O atendimento a pessoas LGBTI+ no Ceará deve ser qualificado tanto em órgão municipais como estaduais de assistência social deve ser qualificado, a partir deste ano. Uma resolução entre os Conselhos Nacionais da Assistência Social (CNAS) e de Combate à Discriminação e Promoção dos Direitos de Lésbicas, Gays, Bissexuais, Travestis e Transexuais (CNCD/LGBT) estabeleceu parâmetros a serem adotados para garantir o acesso digno dessa população a serviços públicos, como permissão do uso de banheiros de acordo com a identidade de gênero e a inserção de campos de identificação para nome social e orientação sexual nos cadastros e prontuários.
Dentre as medidas listadas pela resolução conjunta nº1, publicada no Diário Oficial da União do último 24 de setembro, estão o reconhecimento das famílias compostas por membros LGBTI+, sejam os laços formalizados ou não; a divulgação de campanhas de combate à discriminação; a promoção de debates e seminários que discutam as demandas; a capacitação dos profissionais; a realização de pesquisas e diagnósticos sobre esse público; e a elaboração de metodologias de atendimento.
Conforme a diretora de Promoção dos Direitos LGBT do Ministério dos Direitos Humanos (MDH), Marina Reidel, a demanda de padronização dos processos partiu, além dos usuários, dos próprios serviços, “que não estavam conseguindo dar conta das especificidades do público” – e, segundo Marina, representa um salto na conquista de direitos das pessoas LGBT.
Orientação
“A normas serão válidas para todo e qualquer tipo de atendimento do Sistema Único de Assistência Social (SUAS). Hoje, o CadÚnico, por exemplo, não possui os campos de nome social, identidade de gênero e orientação sexual. Isso é uma dificuldade, porque ele é a porta de entrada para os programas sociais. Se as pessoas não são respeitadas no início, como acessar o sistema todo?”, reflete Marina.
A coordenadora de Assistência Social de Fortaleza, Silvana Garcia, garante que “trabalhar a questão de gênero é muito tranquilo para o Município, porque nos Cras, Creas, Centros POPs e demais equipamentos os profissionais já são preparados para lidar com a temática”, mas reconhece como desafio que “alguns equipamentos não têm capacidade para atender esse público”, devendo passar por reformas.

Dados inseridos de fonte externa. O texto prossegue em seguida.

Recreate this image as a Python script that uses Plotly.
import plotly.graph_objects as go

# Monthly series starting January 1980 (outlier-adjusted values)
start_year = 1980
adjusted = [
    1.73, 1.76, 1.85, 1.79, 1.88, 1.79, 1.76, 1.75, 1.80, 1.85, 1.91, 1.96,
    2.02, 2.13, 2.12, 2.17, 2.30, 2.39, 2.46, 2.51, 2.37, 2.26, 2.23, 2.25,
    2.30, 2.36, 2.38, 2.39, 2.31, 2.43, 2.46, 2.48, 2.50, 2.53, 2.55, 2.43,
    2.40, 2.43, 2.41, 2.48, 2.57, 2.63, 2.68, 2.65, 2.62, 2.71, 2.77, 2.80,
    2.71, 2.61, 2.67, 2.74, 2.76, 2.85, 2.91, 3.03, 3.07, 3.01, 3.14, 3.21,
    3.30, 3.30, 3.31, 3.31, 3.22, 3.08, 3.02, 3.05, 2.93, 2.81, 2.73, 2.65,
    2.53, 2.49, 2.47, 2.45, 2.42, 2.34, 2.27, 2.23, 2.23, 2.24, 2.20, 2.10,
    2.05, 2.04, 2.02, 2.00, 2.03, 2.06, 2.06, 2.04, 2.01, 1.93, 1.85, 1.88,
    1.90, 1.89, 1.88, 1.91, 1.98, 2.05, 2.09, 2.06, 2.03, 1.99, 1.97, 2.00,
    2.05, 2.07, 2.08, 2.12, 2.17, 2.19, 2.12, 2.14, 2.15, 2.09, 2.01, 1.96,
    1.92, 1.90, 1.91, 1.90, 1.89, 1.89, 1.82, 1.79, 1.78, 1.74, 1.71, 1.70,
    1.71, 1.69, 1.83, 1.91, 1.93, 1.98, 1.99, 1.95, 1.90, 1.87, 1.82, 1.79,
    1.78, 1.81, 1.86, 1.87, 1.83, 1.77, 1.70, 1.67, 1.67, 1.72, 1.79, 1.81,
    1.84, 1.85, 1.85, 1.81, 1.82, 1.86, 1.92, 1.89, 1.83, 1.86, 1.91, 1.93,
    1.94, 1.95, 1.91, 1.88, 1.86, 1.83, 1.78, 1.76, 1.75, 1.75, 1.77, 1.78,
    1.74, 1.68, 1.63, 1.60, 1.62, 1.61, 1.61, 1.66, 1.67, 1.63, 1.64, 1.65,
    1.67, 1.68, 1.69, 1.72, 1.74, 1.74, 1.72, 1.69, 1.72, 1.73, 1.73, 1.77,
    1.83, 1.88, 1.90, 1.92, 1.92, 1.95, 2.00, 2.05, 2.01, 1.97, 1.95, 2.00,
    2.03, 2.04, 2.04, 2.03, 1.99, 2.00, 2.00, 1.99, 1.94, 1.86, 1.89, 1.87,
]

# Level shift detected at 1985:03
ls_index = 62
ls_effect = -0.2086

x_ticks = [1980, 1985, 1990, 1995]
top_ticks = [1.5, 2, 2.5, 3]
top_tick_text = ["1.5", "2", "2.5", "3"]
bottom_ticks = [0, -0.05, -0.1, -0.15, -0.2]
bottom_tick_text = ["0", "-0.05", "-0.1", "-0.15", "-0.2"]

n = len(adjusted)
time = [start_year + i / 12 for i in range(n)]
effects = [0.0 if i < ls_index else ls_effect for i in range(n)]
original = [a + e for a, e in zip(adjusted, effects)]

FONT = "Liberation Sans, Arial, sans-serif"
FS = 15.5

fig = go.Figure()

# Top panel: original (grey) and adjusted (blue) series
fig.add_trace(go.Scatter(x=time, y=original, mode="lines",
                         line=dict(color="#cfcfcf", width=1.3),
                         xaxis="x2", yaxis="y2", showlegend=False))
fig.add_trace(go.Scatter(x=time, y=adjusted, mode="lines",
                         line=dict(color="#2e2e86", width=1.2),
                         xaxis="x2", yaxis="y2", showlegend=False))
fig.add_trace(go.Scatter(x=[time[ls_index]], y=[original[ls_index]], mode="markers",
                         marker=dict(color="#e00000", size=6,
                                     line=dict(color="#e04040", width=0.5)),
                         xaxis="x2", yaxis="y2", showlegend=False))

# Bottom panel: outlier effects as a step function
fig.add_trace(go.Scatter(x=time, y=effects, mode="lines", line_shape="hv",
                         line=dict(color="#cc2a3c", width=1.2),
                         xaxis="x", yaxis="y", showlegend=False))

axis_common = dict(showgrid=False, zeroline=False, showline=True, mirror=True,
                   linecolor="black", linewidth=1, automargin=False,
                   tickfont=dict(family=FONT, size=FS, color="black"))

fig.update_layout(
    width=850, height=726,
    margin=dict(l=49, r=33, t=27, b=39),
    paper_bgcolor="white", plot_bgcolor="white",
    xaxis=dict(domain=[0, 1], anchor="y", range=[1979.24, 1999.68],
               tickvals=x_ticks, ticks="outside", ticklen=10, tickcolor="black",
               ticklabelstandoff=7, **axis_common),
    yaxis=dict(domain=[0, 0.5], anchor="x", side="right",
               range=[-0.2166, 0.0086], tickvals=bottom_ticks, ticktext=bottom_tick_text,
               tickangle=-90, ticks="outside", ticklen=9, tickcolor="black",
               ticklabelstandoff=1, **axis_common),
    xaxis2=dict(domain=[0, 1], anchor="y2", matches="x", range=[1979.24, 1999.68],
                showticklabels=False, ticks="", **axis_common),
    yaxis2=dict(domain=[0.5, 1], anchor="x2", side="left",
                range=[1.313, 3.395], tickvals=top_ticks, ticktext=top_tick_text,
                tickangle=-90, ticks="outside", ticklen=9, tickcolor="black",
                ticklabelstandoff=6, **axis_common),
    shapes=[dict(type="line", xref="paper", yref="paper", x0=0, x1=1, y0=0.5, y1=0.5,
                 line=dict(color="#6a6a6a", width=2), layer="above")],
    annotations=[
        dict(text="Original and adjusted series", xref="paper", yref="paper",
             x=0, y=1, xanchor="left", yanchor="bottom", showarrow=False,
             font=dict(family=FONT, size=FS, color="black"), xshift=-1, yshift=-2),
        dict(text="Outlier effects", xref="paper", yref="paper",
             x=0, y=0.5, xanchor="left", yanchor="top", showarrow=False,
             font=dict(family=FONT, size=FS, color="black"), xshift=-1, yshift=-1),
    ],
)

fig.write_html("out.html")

Para Marina Reidel, a resolução compreende os serviços sociais, mas abre precedente para expandir os direitos a outras áreas. “Temos discutido as demandas das pessoas LGBT com os ministérios da Saúde, Educação e Segurança Pública. É questão de cultura. Não adianta criar uma lei e lá na ponta o serviço não estar sendo cumprido”.
Demanda
A expansão, aliás, é urgente para que situações como a enfrentada pela cuidadora de idosos A.F., 23 anos, cessem. “Passei por constrangimento no banheiro de uma faculdade pública, quando uma guarda chamou minha atenção por estar no banheiro feminino. Foi horrível, mas rebati. Ainda há despreparo de profissionais para atender a população trans e entender seus direitos, mas acredito que o avanço nas políticas públicas ajude nesse reconhecimento”, declara A.F., cuja transição de gênero iniciou há cerca de dois anos.
Para o antropólogo e presidente da Associação Transmasculina do Ceará (Atrans/CE), Kaio Lemos, as questões práticas do atendimento socioassistencial, como respeito ao nome e à identidade de gênero, são fundamentais – mas a demanda da população de lésbicas, bissexuais, transexuais e travestis é ainda mais profunda. “A maioria dos profissionais não entendem o que ocorre principalmente com as pessoas trans. O que a gente espera de um serviço social? Não só ouvidoria e coleta de dados, mas que o processo ocorra em totalidade. Que a partir das nossas demandas, sejam elaborados projetos de combate à violência diária, que haja um retorno”, critica.